= What to produce =
Extract precisely the lines that run from the line containing "Output the Python" to the end of the records below, with both ends included and pictures omitted.

= Data lines =
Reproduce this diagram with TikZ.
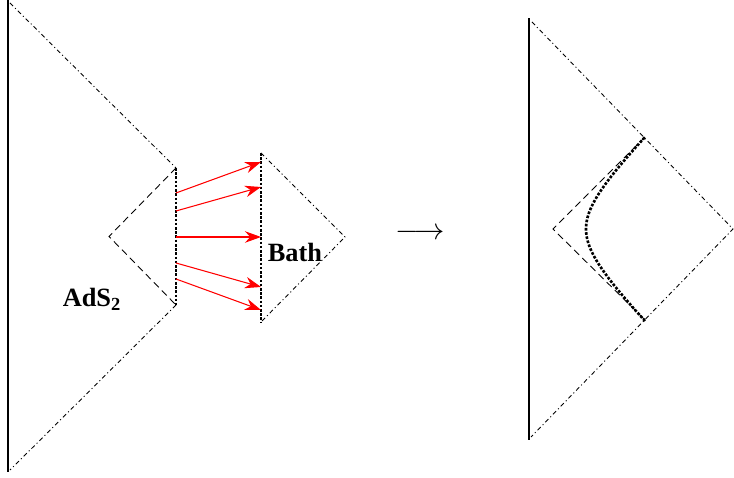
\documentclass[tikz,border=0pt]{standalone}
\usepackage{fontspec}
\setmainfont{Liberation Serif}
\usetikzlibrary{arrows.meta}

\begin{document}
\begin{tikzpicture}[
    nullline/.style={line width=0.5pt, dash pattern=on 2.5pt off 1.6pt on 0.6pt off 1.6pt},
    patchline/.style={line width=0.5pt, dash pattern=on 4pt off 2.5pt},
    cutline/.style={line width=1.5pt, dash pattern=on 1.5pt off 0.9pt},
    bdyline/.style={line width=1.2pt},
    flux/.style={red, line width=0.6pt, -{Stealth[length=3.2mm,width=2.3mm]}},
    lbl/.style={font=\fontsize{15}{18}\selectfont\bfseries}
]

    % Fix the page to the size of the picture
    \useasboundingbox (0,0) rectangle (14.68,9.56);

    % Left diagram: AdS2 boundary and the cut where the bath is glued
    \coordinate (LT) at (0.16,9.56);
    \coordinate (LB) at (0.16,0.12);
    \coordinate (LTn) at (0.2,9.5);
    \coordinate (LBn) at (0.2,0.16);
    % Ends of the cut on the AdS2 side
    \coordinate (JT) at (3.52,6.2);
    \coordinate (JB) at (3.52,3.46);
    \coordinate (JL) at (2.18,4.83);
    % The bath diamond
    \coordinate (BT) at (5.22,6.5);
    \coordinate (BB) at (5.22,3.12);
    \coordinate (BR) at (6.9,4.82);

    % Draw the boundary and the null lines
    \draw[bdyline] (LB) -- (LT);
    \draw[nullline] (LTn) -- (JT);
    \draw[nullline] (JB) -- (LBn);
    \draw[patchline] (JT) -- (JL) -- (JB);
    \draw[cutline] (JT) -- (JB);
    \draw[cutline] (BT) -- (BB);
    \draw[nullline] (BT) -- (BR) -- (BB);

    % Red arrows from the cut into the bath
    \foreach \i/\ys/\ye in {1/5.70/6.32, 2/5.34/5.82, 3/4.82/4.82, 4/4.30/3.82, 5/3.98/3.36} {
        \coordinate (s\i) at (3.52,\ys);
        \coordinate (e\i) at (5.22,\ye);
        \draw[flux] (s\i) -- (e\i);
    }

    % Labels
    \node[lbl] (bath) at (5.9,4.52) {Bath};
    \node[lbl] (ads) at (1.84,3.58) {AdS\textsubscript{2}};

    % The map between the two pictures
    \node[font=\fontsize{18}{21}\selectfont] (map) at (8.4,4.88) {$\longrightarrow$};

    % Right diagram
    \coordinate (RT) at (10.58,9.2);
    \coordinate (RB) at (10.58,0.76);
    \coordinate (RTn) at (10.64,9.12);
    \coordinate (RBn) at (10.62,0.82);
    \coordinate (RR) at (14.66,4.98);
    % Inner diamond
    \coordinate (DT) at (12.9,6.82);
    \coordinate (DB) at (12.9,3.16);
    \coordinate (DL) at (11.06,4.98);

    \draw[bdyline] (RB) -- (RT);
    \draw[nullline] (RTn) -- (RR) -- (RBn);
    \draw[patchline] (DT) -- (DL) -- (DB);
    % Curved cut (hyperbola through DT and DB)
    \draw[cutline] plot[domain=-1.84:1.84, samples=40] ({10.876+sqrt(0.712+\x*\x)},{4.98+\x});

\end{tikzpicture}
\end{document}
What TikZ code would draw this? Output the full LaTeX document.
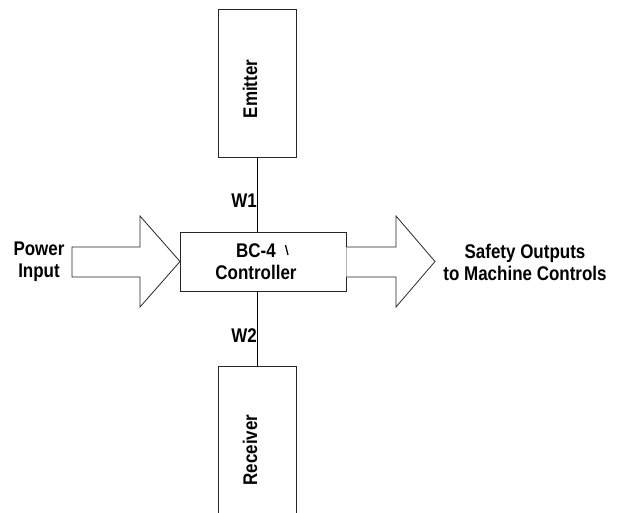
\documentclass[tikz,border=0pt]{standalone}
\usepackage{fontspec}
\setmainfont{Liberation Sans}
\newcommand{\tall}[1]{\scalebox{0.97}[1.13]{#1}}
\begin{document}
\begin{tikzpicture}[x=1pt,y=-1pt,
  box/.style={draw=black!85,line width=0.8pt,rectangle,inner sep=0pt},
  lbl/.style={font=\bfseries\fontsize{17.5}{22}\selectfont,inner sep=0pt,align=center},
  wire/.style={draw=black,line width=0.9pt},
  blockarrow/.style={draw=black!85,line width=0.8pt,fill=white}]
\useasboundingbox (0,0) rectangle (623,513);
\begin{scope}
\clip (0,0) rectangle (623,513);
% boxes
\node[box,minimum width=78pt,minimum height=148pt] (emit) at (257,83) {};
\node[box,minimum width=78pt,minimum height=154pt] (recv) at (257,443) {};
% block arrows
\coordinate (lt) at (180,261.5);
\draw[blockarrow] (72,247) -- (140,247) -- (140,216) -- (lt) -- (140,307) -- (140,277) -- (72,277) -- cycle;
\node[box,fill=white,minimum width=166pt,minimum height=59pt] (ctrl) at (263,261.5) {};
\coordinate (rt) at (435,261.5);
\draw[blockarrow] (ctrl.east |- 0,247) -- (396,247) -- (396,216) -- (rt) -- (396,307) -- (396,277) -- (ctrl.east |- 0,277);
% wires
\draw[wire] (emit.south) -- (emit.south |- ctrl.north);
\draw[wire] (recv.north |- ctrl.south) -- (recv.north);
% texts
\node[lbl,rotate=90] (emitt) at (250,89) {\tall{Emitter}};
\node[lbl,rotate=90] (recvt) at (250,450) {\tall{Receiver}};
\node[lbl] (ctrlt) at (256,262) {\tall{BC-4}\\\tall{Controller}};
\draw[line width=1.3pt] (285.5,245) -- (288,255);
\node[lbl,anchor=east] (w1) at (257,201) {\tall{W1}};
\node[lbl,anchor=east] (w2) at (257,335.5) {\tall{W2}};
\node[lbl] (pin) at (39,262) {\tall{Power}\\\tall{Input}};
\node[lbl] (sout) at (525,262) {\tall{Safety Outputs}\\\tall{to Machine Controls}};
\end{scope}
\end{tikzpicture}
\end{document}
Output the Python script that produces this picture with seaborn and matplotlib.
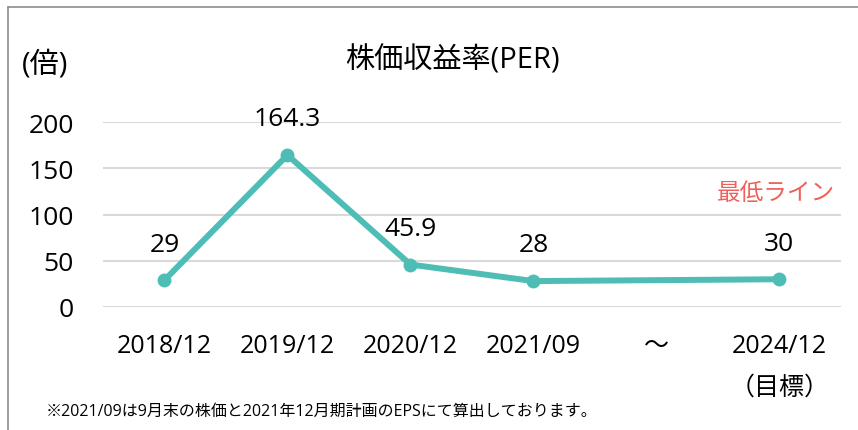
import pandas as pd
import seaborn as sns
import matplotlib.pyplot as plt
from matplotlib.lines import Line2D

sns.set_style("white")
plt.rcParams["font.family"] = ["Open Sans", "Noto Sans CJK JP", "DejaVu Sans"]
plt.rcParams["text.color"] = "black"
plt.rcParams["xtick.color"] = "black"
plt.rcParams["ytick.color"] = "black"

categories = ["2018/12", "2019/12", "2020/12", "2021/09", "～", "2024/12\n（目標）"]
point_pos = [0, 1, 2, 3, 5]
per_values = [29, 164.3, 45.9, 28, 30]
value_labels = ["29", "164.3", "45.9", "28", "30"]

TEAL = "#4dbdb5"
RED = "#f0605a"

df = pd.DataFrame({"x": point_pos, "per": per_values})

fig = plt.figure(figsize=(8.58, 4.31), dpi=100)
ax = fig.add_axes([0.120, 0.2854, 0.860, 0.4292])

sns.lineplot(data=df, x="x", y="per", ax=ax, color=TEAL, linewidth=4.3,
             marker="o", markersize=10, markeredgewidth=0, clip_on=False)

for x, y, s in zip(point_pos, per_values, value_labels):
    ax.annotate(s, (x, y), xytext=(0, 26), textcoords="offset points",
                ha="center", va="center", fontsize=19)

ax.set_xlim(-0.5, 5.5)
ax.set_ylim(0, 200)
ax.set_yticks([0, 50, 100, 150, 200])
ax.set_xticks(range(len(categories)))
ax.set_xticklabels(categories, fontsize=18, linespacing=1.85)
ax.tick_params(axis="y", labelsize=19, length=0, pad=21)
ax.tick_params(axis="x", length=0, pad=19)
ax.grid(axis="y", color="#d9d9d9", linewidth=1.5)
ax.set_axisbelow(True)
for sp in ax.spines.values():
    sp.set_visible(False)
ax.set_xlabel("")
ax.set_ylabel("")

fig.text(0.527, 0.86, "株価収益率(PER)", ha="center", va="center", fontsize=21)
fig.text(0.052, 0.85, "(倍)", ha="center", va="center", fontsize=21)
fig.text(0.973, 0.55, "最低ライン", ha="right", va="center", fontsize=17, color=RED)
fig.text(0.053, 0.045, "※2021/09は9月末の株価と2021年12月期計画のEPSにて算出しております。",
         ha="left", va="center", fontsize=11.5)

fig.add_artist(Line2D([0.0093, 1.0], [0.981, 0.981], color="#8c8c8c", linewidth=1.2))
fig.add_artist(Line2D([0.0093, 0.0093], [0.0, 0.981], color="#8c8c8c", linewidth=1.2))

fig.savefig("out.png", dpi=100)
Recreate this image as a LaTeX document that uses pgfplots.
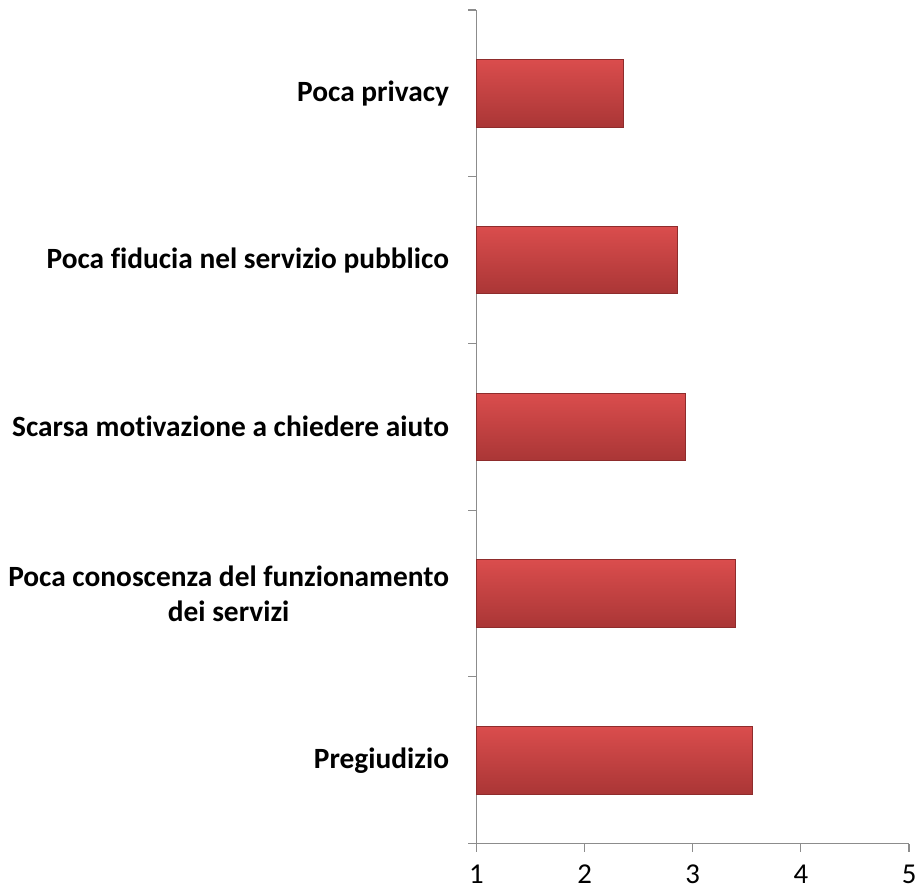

= Result of the exercise =
Output the Python script that produces this picture with seaborn and matplotlib.
import pandas as pd
import seaborn as sns
import matplotlib.pyplot as plt
from matplotlib.lines import Line2D

sns.set_style("white")
plt.rcParams["font.family"] = ["Open Sans", "Noto Sans CJK JP", "DejaVu Sans"]
plt.rcParams["text.color"] = "black"
plt.rcParams["xtick.color"] = "black"
plt.rcParams["ytick.color"] = "black"

categories = ["2018/12", "2019/12", "2020/12", "2021/09", "～", "2024/12\n（目標）"]
point_pos = [0, 1, 2, 3, 5]
per_values = [29, 164.3, 45.9, 28, 30]
value_labels = ["29", "164.3", "45.9", "28", "30"]

TEAL = "#4dbdb5"
RED = "#f0605a"

df = pd.DataFrame({"x": point_pos, "per": per_values})

fig = plt.figure(figsize=(8.58, 4.31), dpi=100)
ax = fig.add_axes([0.120, 0.2854, 0.860, 0.4292])

sns.lineplot(data=df, x="x", y="per", ax=ax, color=TEAL, linewidth=4.3,
             marker="o", markersize=10, markeredgewidth=0, clip_on=False)

for x, y, s in zip(point_pos, per_values, value_labels):
    ax.annotate(s, (x, y), xytext=(0, 26), textcoords="offset points",
                ha="center", va="center", fontsize=19)

ax.set_xlim(-0.5, 5.5)
ax.set_ylim(0, 200)
ax.set_yticks([0, 50, 100, 150, 200])
ax.set_xticks(range(len(categories)))
ax.set_xticklabels(categories, fontsize=18, linespacing=1.85)
ax.tick_params(axis="y", labelsize=19, length=0, pad=21)
ax.tick_params(axis="x", length=0, pad=19)
ax.grid(axis="y", color="#d9d9d9", linewidth=1.5)
ax.set_axisbelow(True)
for sp in ax.spines.values():
    sp.set_visible(False)
ax.set_xlabel("")
ax.set_ylabel("")

fig.text(0.527, 0.86, "株価収益率(PER)", ha="center", va="center", fontsize=21)
fig.text(0.052, 0.85, "(倍)", ha="center", va="center", fontsize=21)
fig.text(0.973, 0.55, "最低ライン", ha="right", va="center", fontsize=17, color=RED)
fig.text(0.053, 0.045, "※2021/09は9月末の株価と2021年12月期計画のEPSにて算出しております。",
         ha="left", va="center", fontsize=11.5)

fig.add_artist(Line2D([0.0093, 1.0], [0.981, 0.981], color="#8c8c8c", linewidth=1.2))
fig.add_artist(Line2D([0.0093, 0.0093], [0.0, 0.981], color="#8c8c8c", linewidth=1.2))

fig.savefig("out.png", dpi=100)
Recreate this image as a LaTeX document that uses pgfplots.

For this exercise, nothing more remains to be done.